Earlier this week, U.S. special operations troops stationed there had to destroy their large equipment before evacuating Yemen and flying across the Red Sea to a U.S. base in Djibouti — concerned that the war matiriel would fall into the hands of the Houthi forces.
In Yemen, Syria, Iraq and elsewhere, the administration talks as if it is supporting the orderly transitions to state building, but its actions are in fact helping to dismantle the central states, said Peter Harling, a researcher with the International Crisis Group, who with journalist Sarah Birke recently wrote an essay analyzing the regional dynamic.
In each case, local players like the Islamic State or the Houthi movement have stepped into a power vacuum to stake their own claims, but none have the credibility or wherewithal to unify or govern.
But Washington, Harling said, insisted in each case on maintaining the fiction that its favored local player had a viable chance to rebuild an orderly state — whether moderate rebels in Syria, the Shiite-dominated government in Baghdad or the Hadi government in Yemen.
The Western powers "have to pretend the situation is not as bad as it is, so they don’t have to accept failure and take ownership of the situation," Harling said. "In many years of working in the region, I have never seen such a distance between statements and fact."
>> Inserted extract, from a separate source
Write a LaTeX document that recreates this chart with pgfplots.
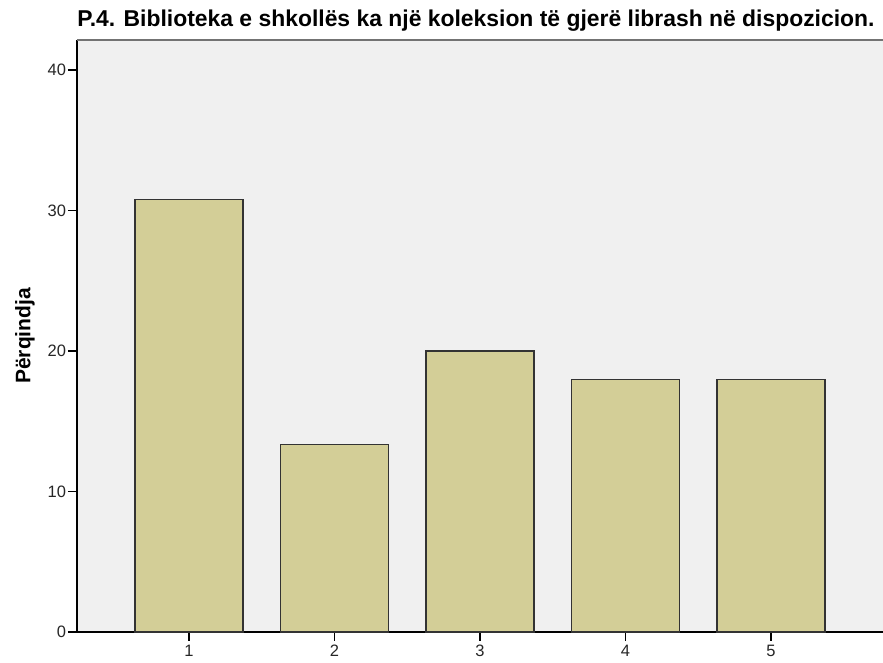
\documentclass[border=0pt]{standalone}
\usepackage{pgfplots}
\pgfplotsset{compat=1.18}
\usepackage{fontspec}
\setmainfont{Liberation Sans}
\definecolor{bgcol}{HTML}{F0F0F0}
\definecolor{barcol}{HTML}{D3CE97}
\definecolor{edgecol}{HTML}{333333}
\begin{document}
\begin{tikzpicture}
\begin{axis}[
  name=main,
  scale only axis,
  width=806pt, height=592pt,
  xmin=0.23, xmax=5.77,
  ymin=0, ymax=42.13,
  axis x line*=bottom,
  axis y line*=left,
  axis line style={black, line width=1.5pt},
  axis background/.style={fill=bgcol},
  xtick={1,2,3,4,5},
  ytick={0,10,20,30,40},
  tick align=outside,
  major tick length=9pt,
  tick style={black, line width=1.3pt},
  minor tick num=0,
  /pgf/number format/assume math mode=true,
  tick label style={font=\fontsize{16.5}{19}\selectfont, text=black!85},
  xticklabel style={font=\fontsize{16.5}{19}\selectfont, yshift=-0.5pt},
  yticklabel style={font=\fontsize{16.5}{19}\selectfont, xshift=1.5pt},
  title={P.4. Biblioteka e shkollës ka një koleksion të gjerë librash në dispozicion.},
  title style={at={(axis description cs:0.495,1)}, anchor=base, yshift=7pt,
    font=\fontsize{22.9}{26}\selectfont\bfseries},
  ylabel={Përqindja},
  ylabel style={at={(axis description cs:-0.0645,0.5)}, anchor=center,
    font=\fontsize{21}{24}\selectfont\bfseries},
  clip=false,
]
\addplot[ybar, bar width=108pt, fill=barcol, draw=edgecol, line width=1.2pt]
  coordinates {(1,30.77) (2,13.33) (3,20.00) (4,17.95) (5,17.95)};
\draw[black!55, line width=1.2pt] (rel axis cs:0,1) -- (rel axis cs:1,1);
\end{axis}
\pgfresetboundingbox
\path ([xshift=-77pt,yshift=-31pt]main.south west) rectangle ([yshift=40pt]main.north east);
\end{tikzpicture}
\end{document}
The Saudi-led military campaign against the Houthis has led to fears of a burgeoning proxy war among the Middle East’s big powers. But it is unclear how, or if, Iran will directly respond to a campaign led by a coalition of Sunni nations against a Shiite militia force.
Some Middle East experts caution that the Houthi rebels are hardly puppets of Tehran, and that Iran spent years largely ignoring the group’s struggles in Yemen.
Stephen Seche, a former U.S. ambassador to Yemen, said that the Houthis had rarely defined their struggle in Yemen in sectarian terms and that their ties to Iran had been overstated by Gulf nations.
"The Saudis and the Sunnis have made this a sectarian issue," he said. "This military campaign is the Sunni world saying to Iran: Get out of our backyard."
Saudi officials argue that Iran has orchestrated the Houthi military advance so they can exert influence on yet another Middle Eastern capital and destabilize Saudi Arabia’s southern border. Adel al-Jubeir, the Saudi ambassador to Washington, told reporters Thursday that there was evidence that Iranian Revolutionary Guard operatives and Hezbollah fighters had embedded with the Houthis.
He called the military campaign a way to protect the Yemeni people as well as "a way of protecting our national interests."
But while Saudi officials welcome U.S. support for the Yemen operation, they are keeping a wary eye on the United States’ interactions with Iran elsewhere in the region.
Leslie Campbell, the regional director of Middle East and North Africa programs at the National Democratic Institute, said that it was hard to ignore the notion that the Saudi-led offensive in Yemen was in part a message to the U.S. as it negotiates a nuclear deal with Iran and finds, to some degree, common cause with Iranian-backed Shiite militias in Iraq.
The message, he said, is "if you all want to make friends with Iran, have a good time; this is what you’re going to get."
Few disagree that the continuing tumult in the Middle East has scrambled U.S. priorities there. This has led many to argue that the Obama administration’s policy for the region is adrift — without core principles to anchor it.
But amid the confusion, some experts said that there cannot be an overarching U.S. policy in the Middle East at the moment. The best the White House can do, they said, is tailor policies according to individual crises as they flare up.
"I would be more concerned if we had some sort of overly rigid policy," said Barbara Bodine, another former U.S. ambassador to Yemen who is now the director of the Institute for the Study of Diplomacy at Georgetown University.
"It is messy. It is contradictory. That’s foreign policy."